» **Rows**:
========================================================================

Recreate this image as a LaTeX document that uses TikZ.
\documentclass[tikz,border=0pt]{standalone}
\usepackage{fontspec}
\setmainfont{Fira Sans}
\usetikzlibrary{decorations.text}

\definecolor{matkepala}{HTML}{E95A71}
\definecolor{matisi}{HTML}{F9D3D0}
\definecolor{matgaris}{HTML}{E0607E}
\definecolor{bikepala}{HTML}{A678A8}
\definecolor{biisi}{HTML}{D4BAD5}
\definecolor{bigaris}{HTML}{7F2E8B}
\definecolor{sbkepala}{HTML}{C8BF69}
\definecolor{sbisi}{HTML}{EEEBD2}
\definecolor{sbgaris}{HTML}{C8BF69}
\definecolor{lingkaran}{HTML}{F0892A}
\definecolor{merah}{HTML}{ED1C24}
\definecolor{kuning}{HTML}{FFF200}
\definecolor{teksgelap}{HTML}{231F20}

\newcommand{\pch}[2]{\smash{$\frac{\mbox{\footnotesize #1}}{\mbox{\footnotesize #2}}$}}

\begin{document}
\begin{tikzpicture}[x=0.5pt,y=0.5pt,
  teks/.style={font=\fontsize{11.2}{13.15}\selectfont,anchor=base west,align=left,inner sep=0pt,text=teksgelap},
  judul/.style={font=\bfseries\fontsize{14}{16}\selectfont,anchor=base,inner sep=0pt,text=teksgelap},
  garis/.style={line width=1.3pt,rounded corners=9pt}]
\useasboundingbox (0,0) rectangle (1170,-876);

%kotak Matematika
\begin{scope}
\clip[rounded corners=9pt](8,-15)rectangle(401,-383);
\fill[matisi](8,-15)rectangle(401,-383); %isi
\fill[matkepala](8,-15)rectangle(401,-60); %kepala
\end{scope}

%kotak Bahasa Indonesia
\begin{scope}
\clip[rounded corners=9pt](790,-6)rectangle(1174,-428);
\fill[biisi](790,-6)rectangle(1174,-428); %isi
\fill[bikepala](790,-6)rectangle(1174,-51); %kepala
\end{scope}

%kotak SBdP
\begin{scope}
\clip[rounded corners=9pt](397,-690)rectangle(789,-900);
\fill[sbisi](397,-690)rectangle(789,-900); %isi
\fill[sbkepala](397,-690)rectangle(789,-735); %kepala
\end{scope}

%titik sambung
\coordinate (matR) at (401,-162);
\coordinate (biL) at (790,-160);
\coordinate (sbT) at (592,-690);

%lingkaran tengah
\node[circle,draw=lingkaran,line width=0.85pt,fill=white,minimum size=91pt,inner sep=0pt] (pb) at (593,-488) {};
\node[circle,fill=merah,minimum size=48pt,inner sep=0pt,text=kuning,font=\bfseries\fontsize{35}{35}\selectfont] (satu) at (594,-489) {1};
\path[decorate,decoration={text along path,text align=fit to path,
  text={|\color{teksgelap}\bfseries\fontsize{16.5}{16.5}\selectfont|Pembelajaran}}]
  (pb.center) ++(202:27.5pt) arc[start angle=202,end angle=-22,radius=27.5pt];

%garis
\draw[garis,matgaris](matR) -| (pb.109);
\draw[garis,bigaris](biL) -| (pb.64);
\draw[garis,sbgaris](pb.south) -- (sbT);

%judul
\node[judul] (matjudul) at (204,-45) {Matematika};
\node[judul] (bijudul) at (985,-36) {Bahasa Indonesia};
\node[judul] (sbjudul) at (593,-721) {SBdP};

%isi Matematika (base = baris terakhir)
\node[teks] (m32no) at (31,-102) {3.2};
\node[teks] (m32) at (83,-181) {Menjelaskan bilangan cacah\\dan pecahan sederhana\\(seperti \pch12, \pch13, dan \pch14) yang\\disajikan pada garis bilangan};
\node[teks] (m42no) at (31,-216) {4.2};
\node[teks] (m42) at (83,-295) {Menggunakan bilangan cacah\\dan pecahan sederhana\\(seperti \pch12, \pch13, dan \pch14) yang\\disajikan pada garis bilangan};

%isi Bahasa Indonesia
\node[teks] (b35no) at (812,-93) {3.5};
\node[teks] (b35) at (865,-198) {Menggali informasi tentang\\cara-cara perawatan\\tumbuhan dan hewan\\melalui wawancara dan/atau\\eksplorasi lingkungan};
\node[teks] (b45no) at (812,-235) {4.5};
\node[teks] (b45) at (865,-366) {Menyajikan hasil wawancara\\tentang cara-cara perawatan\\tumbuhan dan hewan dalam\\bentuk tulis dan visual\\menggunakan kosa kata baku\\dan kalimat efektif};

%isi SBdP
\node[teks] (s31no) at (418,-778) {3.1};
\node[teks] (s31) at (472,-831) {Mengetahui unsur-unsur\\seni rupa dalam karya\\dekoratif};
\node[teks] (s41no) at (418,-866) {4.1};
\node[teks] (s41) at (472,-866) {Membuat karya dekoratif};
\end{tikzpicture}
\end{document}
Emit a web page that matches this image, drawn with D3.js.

========================================================================

» **Aim**:
Copy every line of the material in which the word "that" occurs.

» **Complete answer**:
Recreate this image as a LaTeX document that uses TikZ.
Emit a web page that matches this image, drawn with D3.js.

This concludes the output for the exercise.